Man sometimes errs, curses, rages, quarrels

but forgets at the passing of the storm

and will say it has never been

and will play other melodies

and I shall be among them

a man who carries to men

a poem.

April 26, 2004

So the siren goes off at 11. I was shopping, driving into my demi-culo supermarket on the side of the student dorms, and pulled over under a tree. All around me people were standing, heads down, at-ease position. Old men, young women, everyone in mourning. This year for the first time since I can recall the number of victims was mentioned - 21,782. For a country our size it's pretty daunting. And I dont know if it counts victims of all terrorist acts, only the recent terrorist acts, or only soldiers. But I wasn't thinking about the statistics during the two minute siren. I was thinking of the boys I'd known who had lost their futures and their future generations in these senseless battles.

The birds in the tree above me were chirping like crazy, as though the sirens had driven them wild. Or maybe they too understood the loss, the terrible loss.

As the day continues, the quiet becomes more comforting, less painful. We have a party to go to tonight - what do we bring, what do we wear, who will be there. And because I was a little involved in the planning, I know we're having dancing, felafel, and ice cream - like in the old days.

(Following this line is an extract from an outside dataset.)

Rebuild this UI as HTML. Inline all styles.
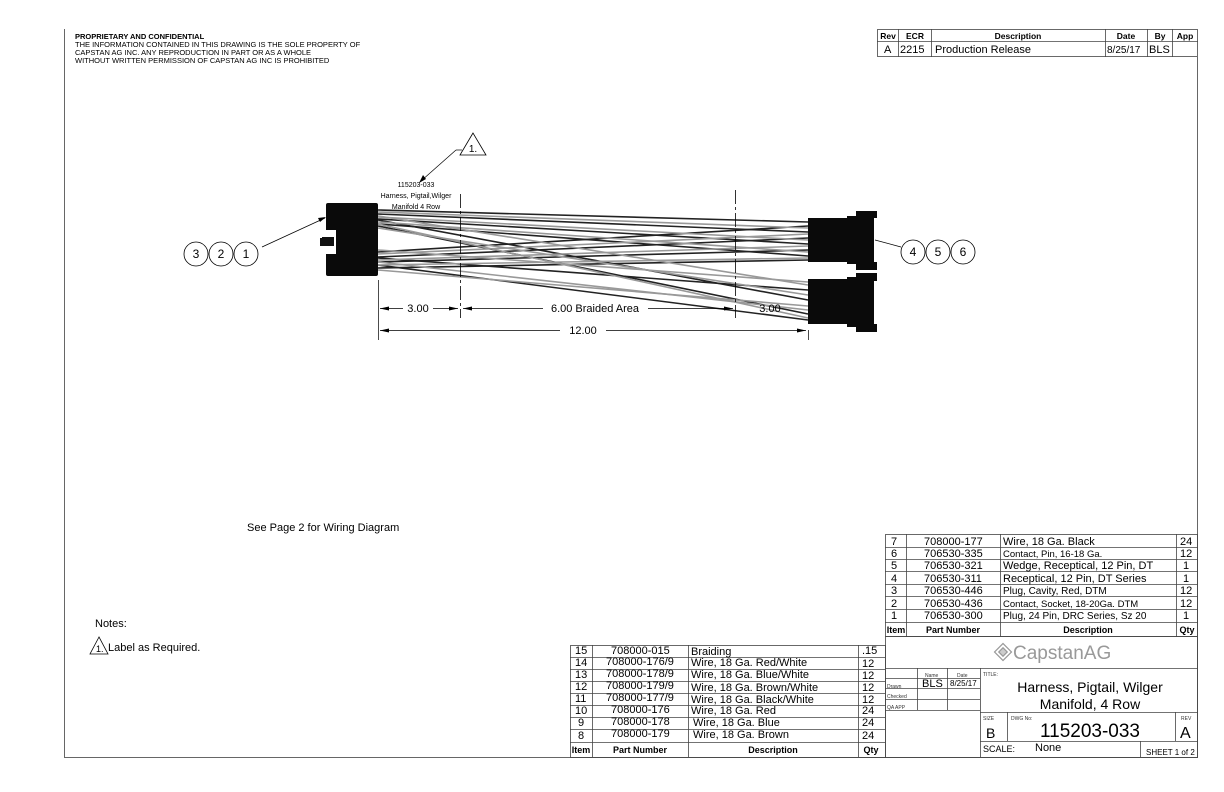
<!DOCTYPE html>
<html><head><meta charset="utf-8"><style>
body{margin:0;background:#fff;}
svg{display:block;font-family:"Liberation Sans",sans-serif;}
</style></head><body>
<svg width="1224" height="792" viewBox="0 0 1224 792" xmlns="http://www.w3.org/2000/svg">
<g stroke="#666" stroke-width="1" fill="none">
<line x1="64.5" y1="29" x2="64.5" y2="757.5"/>
<line x1="64" y1="757.5" x2="1198" y2="757.5"/>
<line x1="1197.5" y1="57" x2="1197.5" y2="757.5"/>
</g>
<g font-size="7.5" fill="#000">
<text x="75" y="39" font-weight="bold">PROPRIETARY AND CONFIDENTIAL</text>
<text x="75" y="47">THE INFORMATION CONTAINED IN THIS DRAWING IS THE SOLE PROPERTY OF</text>
<text x="75" y="55">CAPSTAN AG INC. ANY REPRODUCTION IN PART OR AS A WHOLE</text>
<text x="75" y="63">WITHOUT WRITTEN PERMISSION OF CAPSTAN AG INC IS PROHIBITED</text>
</g>
<!-- rev block -->
<g stroke="#444" stroke-width="0.8" fill="none">
<rect x="877.5" y="29.5" width="320" height="27"/>
<line x1="877" y1="41.5" x2="1198" y2="41.5"/>
<line x1="898.5" y1="29" x2="898.5" y2="57"/>
<line x1="931.5" y1="29" x2="931.5" y2="57"/>
<line x1="1105.5" y1="29" x2="1105.5" y2="57"/>
<line x1="1147.5" y1="29" x2="1147.5" y2="57"/>
<line x1="1172.5" y1="29" x2="1172.5" y2="57"/>
</g>
<g font-size="8.5" font-weight="bold" text-anchor="middle">
<text x="888" y="39">Rev</text><text x="915" y="39">ECR</text><text x="1018" y="39">Description</text><text x="1126" y="39">Date</text><text x="1160" y="39">By</text><text x="1185" y="39">App</text>
</g>
<g font-size="11">
<text x="884" y="53">A</text><text x="900" y="53">2215</text><text x="935" y="53">Production Release</text><text x="1107" y="53" font-size="10">8/25/17</text><text x="1149" y="53">BLS</text>
</g>
<!-- drawing -->
<!-- wires -->
<g stroke-width="1.6">
<g stroke="#222">
<line x1="378" y1="210" x2="808" y2="222"/><line x1="378" y1="214" x2="808" y2="232"/><line x1="378" y1="219" x2="808" y2="244"/><line x1="378" y1="224" x2="808" y2="256"/>
<line x1="378" y1="252" x2="808" y2="226"/><line x1="378" y1="257" x2="808" y2="238"/><line x1="378" y1="262" x2="808" y2="250"/><line x1="378" y1="268" x2="808" y2="260"/>
<line x1="378" y1="220" x2="808" y2="300"/><line x1="378" y1="226" x2="808" y2="314"/><line x1="378" y1="258" x2="808" y2="290"/><line x1="378" y1="265" x2="808" y2="320"/>
</g>
<g stroke="#999">
<line x1="378" y1="212" x2="808" y2="228"/><line x1="378" y1="217" x2="808" y2="240"/><line x1="378" y1="222" x2="808" y2="252"/><line x1="378" y1="228" x2="808" y2="295"/>
<line x1="378" y1="254" x2="808" y2="234"/><line x1="378" y1="260" x2="808" y2="246"/><line x1="378" y1="265" x2="808" y2="258"/><line x1="378" y1="270" x2="808" y2="306"/>
<line x1="378" y1="216" x2="808" y2="285"/><line x1="378" y1="250" x2="808" y2="282"/><line x1="378" y1="262" x2="808" y2="310"/><line x1="378" y1="224" x2="808" y2="318"/>
</g>
</g>
<!-- left connector -->
<rect x="326" y="203" width="52" height="73" fill="#0a0a0a" rx="2"/>
<rect x="320" y="238" width="14" height="8" fill="#111"/>
<rect x="326" y="230" width="10" height="24" fill="#fff"/>
<rect x="322" y="237" width="12" height="9" fill="#111"/>
<!-- right connectors -->
<g fill="#0a0a0a">
<rect x="808" y="218" width="40" height="44"/><rect x="847" y="216" width="27" height="48"/>
<rect x="856" y="211" width="21" height="7"/><rect x="856" y="262" width="21" height="8"/>
<rect x="808" y="279" width="40" height="45"/><rect x="847" y="277" width="27" height="50"/>
<rect x="856" y="273" width="21" height="8"/><rect x="856" y="324" width="21" height="8"/>
</g>
<!-- center lines -->
<g stroke="#000" stroke-width="0.8" stroke-dasharray="14 3 3 3">
<line x1="460.5" y1="194" x2="460.5" y2="318"/><line x1="735.5" y1="190" x2="735.5" y2="318"/>
</g>
<g stroke="#000" stroke-width="0.7">
<line x1="378.5" y1="280" x2="378.5" y2="340"/><line x1="808.5" y1="330" x2="808.5" y2="340"/>
<line x1="380" y1="308.5" x2="403" y2="308.5"/><line x1="433" y1="308.5" x2="458" y2="308.5"/>
<line x1="463" y1="308.5" x2="543" y2="308.5"/><line x1="648" y1="308.5" x2="733" y2="308.5"/>
<line x1="380" y1="330.5" x2="560" y2="330.5"/><line x1="606" y1="330.5" x2="806" y2="330.5"/>
<line x1="421" y1="181" x2="456" y2="150"/><line x1="456" y1="150" x2="462" y2="150"/>
<line x1="262" y1="247" x2="325" y2="218"/><line x1="875" y1="240" x2="901" y2="247"/>
</g>
<g fill="#000">
<path d="M380 308.5l9-2v4z"/><path d="M458 308.5l-9-2v4z"/><path d="M463 308.5l9-2v4z"/><path d="M733 308.5l-9-2v4z"/>
<path d="M380 330.5l9-2v4z"/><path d="M806 330.5l-9-2v4z"/>
<path d="M419 183l4-8 3 4z"/><path d="M326 217l-8 1 2 4z"/>
</g>
<g font-size="11" text-anchor="middle">
<text x="418" y="312">3.00</text><text x="595" y="312">6.00 Braided Area</text><text x="770" y="312">3.00</text><text x="583" y="334">12.00</text>
</g>
<polygon points="473,133 460,155 486,155" fill="#fff" stroke="#000" stroke-width="0.8"/>
<text x="473" y="152" font-size="10" text-anchor="middle">1.</text>
<g font-size="7" text-anchor="middle">
<text x="416" y="187">115203-033</text><text x="416" y="198">Harness, Pigtail,Wilger</text><text x="416" y="209">Manifold 4 Row</text>
</g>
<g fill="#fff" stroke="#000" stroke-width="0.8">
<circle cx="196" cy="254" r="12"/><circle cx="221" cy="254" r="12"/><circle cx="246" cy="254" r="12"/>
<circle cx="913" cy="252" r="12"/><circle cx="938" cy="252" r="12"/><circle cx="963" cy="252" r="12"/>
</g>
<g font-size="12" text-anchor="middle">
<text x="196" y="258">3</text><text x="221" y="258">2</text><text x="246" y="258">1</text>
<text x="913" y="256">4</text><text x="938" y="256">5</text><text x="963" y="256">6</text>
</g>
<text x="247" y="531" font-size="11">See Page 2 for Wiring Diagram</text>
<text x="95" y="627" font-size="11">Notes:</text>
<polygon points="99,637 90,654 108,654" fill="#fff" stroke="#000" stroke-width="0.8"/>
<text x="96" y="652" font-size="9">1.</text>
<text x="108" y="651" font-size="11">Label as Required.</text>
<!-- upper BOM -->
<g stroke="#444" stroke-width="0.8" fill="none">
<rect x="885.5" y="534.5" width="312" height="102"/>
<line x1="906.5" y1="534" x2="906.5" y2="637"/><line x1="1000.5" y1="534" x2="1000.5" y2="637"/><line x1="1176.5" y1="534" x2="1176.5" y2="637"/>
<line x1="885" y1="547.5" x2="1198" y2="547.5"/><line x1="885" y1="559.5" x2="1198" y2="559.5"/><line x1="885" y1="571.5" x2="1198" y2="571.5"/><line x1="885" y1="584.5" x2="1198" y2="584.5"/><line x1="885" y1="596.5" x2="1198" y2="596.5"/><line x1="885" y1="609.5" x2="1198" y2="609.5"/><line x1="885" y1="622.5" x2="1198" y2="622.5"/>
<!-- title block -->
<rect x="885.5" y="636.5" width="312" height="121"/>
<line x1="885" y1="668.5" x2="1198" y2="668.5"/>
<line x1="980.5" y1="668" x2="980.5" y2="757"/>
<line x1="885" y1="678.5" x2="980" y2="678.5"/><line x1="885" y1="688.5" x2="980" y2="688.5"/><line x1="885" y1="699.5" x2="980" y2="699.5"/><line x1="885" y1="710.5" x2="1198" y2="710.5" stroke="none"/>
<line x1="917.5" y1="668" x2="917.5" y2="710"/><line x1="947.5" y1="668" x2="947.5" y2="710"/><line x1="885" y1="710.5" x2="980" y2="710.5"/>
<line x1="980" y1="712.5" x2="1198" y2="712.5"/><line x1="1007.5" y1="712" x2="1007.5" y2="741"/><line x1="1175.5" y1="712" x2="1175.5" y2="741"/>
<line x1="980" y1="741.5" x2="1198" y2="741.5"/><line x1="1140.5" y1="741" x2="1140.5" y2="757"/>
<!-- lower BOM -->
<rect x="570.5" y="645.5" width="315" height="112"/>
<line x1="592.5" y1="645" x2="592.5" y2="757"/><line x1="688.5" y1="645" x2="688.5" y2="757"/><line x1="858.5" y1="645" x2="858.5" y2="757"/>
<line x1="570" y1="657.5" x2="885" y2="657.5"/><line x1="570" y1="669.5" x2="885" y2="669.5"/><line x1="570" y1="681.5" x2="885" y2="681.5"/><line x1="570" y1="693.5" x2="885" y2="693.5"/><line x1="570" y1="705.5" x2="885" y2="705.5"/><line x1="570" y1="717.5" x2="885" y2="717.5"/><line x1="570" y1="729.5" x2="885" y2="729.5"/><line x1="570" y1="742.5" x2="885" y2="742.5"/>
</g>
<g font-size="11">
<text x="891" y="545">7</text><text x="924" y="545">708000-177</text><text x="1003" y="545">Wire, 18 Ga. Black</text><text x="1180" y="545">24</text>
<text x="891" y="557">6</text><text x="924" y="557">706530-335</text><text x="1003" y="557" font-size="9.5">Contact, Pin, 16-18 Ga.</text><text x="1180" y="557">12</text>
<text x="891" y="569">5</text><text x="924" y="569">706530-321</text><text x="1003" y="569">Wedge, Receptical, 12 Pin, DT</text><text x="1183" y="569">1</text>
<text x="891" y="582">4</text><text x="924" y="582">706530-311</text><text x="1003" y="582">Receptical, 12 Pin, DT Series</text><text x="1183" y="582">1</text>
<text x="891" y="594">3</text><text x="924" y="594">706530-446</text><text x="1003" y="594" font-size="10">Plug, Cavity, Red, DTM</text><text x="1180" y="594">12</text>
<text x="891" y="607">2</text><text x="924" y="607">706530-436</text><text x="1003" y="607" font-size="9.5">Contact, Socket, 18-20Ga. DTM</text><text x="1180" y="607">12</text>
<text x="891" y="619">1</text><text x="924" y="619">706530-300</text><text x="1003" y="619" font-size="10">Plug, 24 Pin, DRC Series, Sz 20</text><text x="1183" y="619">1</text>
</g>
<g font-size="9" font-weight="bold" text-anchor="middle">
<text x="896" y="633">Item</text><text x="953" y="633">Part Number</text><text x="1088" y="633">Description</text><text x="1187" y="633">Qty</text>
<text x="581" y="753">Item</text><text x="640" y="753">Part Number</text><text x="773" y="753">Description</text><text x="871" y="753">Qty</text>
</g>
<g font-size="11">
<text x="575" y="654">15</text><text x="611" y="654">708000-015</text><text x="691" y="655">Braiding</text><text x="862" y="654">.15</text>
<text x="575" y="666">14</text><text x="606" y="665">708000-176/9</text><text x="691" y="666">Wire, 18 Ga. Red/White</text><text x="862" y="667">12</text>
<text x="575" y="678">13</text><text x="606" y="677">708000-178/9</text><text x="691" y="678">Wire, 18 Ga. Blue/White</text><text x="862" y="679">12</text>
<text x="575" y="690">12</text><text x="606" y="689">708000-179/9</text><text x="691" y="691">Wire, 18 Ga. Brown/White</text><text x="862" y="691">12</text>
<text x="575" y="702">11</text><text x="606" y="701">708000-177/9</text><text x="691" y="703">Wire, 18 Ga. Black/White</text><text x="862" y="703">12</text>
<text x="575" y="714">10</text><text x="611" y="713">708000-176</text><text x="691" y="714">Wire, 18 Ga. Red</text><text x="862" y="714">24</text>
<text x="578" y="726">9</text><text x="611" y="725">708000-178</text><text x="693" y="726">Wire, 18 Ga. Blue</text><text x="862" y="726">24</text>
<text x="578" y="739">8</text><text x="611" y="737">708000-179</text><text x="693" y="738">Wire, 18 Ga. Brown</text><text x="862" y="739">24</text>
</g>
<!-- logo -->
<g transform="translate(1003,652) rotate(45)" fill="none" stroke="#999" stroke-width="1.2"><rect x="-6" y="-6" width="12" height="12"/><rect x="-3" y="-3" width="6" height="6" fill="#ccc"/></g>
<text x="1013" y="659" font-size="19" fill="#999">CapstanAG</text>
<g font-size="5" fill="#333">
<text x="887" y="688">Drawn</text><text x="887" y="698">Checked</text><text x="887" y="709">QA APP</text>
<text x="925" y="677">Name</text><text x="957" y="677">Date</text><text x="983" y="676">TITLE:</text>
<text x="983" y="720">SIZE</text><text x="1011" y="720">DWG No:</text><text x="1181" y="720">REV</text>
</g>
<text x="922" y="687" font-size="11">BLS</text><text x="950" y="686" font-size="8">8/25/17</text>
<text x="1090" y="692" font-size="14" text-anchor="middle">Harness, Pigtail, Wilger</text>
<text x="1090" y="709" font-size="14" text-anchor="middle">Manifold, 4 Row</text>
<text x="986" y="738" font-size="14">B</text>
<text x="1090" y="737" font-size="19" text-anchor="middle">115203-033</text>
<text x="1180" y="738" font-size="16">A</text>
<text x="983" y="752" font-size="9">SCALE:</text><text x="1035" y="751" font-size="11">None</text>
<text x="1146" y="755" font-size="8">SHEET 1 of 2</text>
</svg>
</body></html>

Yes, it was the party of the year.

April 27, 2004

While we were in my neice's penthouse barbequeing - 1 million people had picnics in the public parks. As signficant is the fact that between 50-100 thousand Israelis demonstrated today in the West Bank against disengagement. There are pretty agressive signs all over the place in Tel Aviv, stirring up people against disengagement. That in itself would be an indication that disengagement is imminent. But everything seems to be such a mess. How many people of the religious fanatics don't even acknowledge memorial day here (or the state of israel) even though they get a nice dole and subsidies for yeshivot and manage of avoid army duty, taxes, etc.

April 28, 2004

As we were going in and out of the car yesterday on our way to various celebrations and visits, we kept the radio tuned to 103 which had a comedy skit marathon. We knew the old ones - and waited for them: Dahn Ben Amotz's "Diary of a School Boy," about the kid whose mother forces him to keep a diary so he records his agressions, plants a bomb in the school, and when his father sends him back to apologize, answers, "What school?" A very interesting lesson in the early sixties about the danger of agression from a very serious writer. Then there was the skit of the "Pale Trackers" about the guy who comes to the army to get his car that had been comandeered for the Yom Kippur War. "Where's the radio?" "It had a radio?" "Yes, it had a radio." Oh, the guys took it out to listen to the news at the base." "Go - drive away. The keys are in the ignition." "Where are the seats?" "There were seats" .... On and on, and the position of the individual in the society occupied with defence and the confusion surrounding it is less and less relevant. Shaike Ofir as Arab English Teacher explaining Hamlet to his class has some of the most useful definitions I remember all the time. Like his explanation of a monologue as a person talking to himself and a dialogue as two people talking to themselves. The idea being that a person coming from a different cultural framework will see different things in works of literature. And they can be humorous and profound. That all cultural perspectives can be learned from. Just like all social levels are valuable in his comedy skits. The problem for Shake Ofir's characters is always that the character accepts dominant values and can't fit himself into them, but they always prove the nobility of the individual as individual.

Sorry t get so serious about comedy, but when we found ourselves coming late to every event because we sat in the car and waited for the skit to end, we realized what we truly cared about.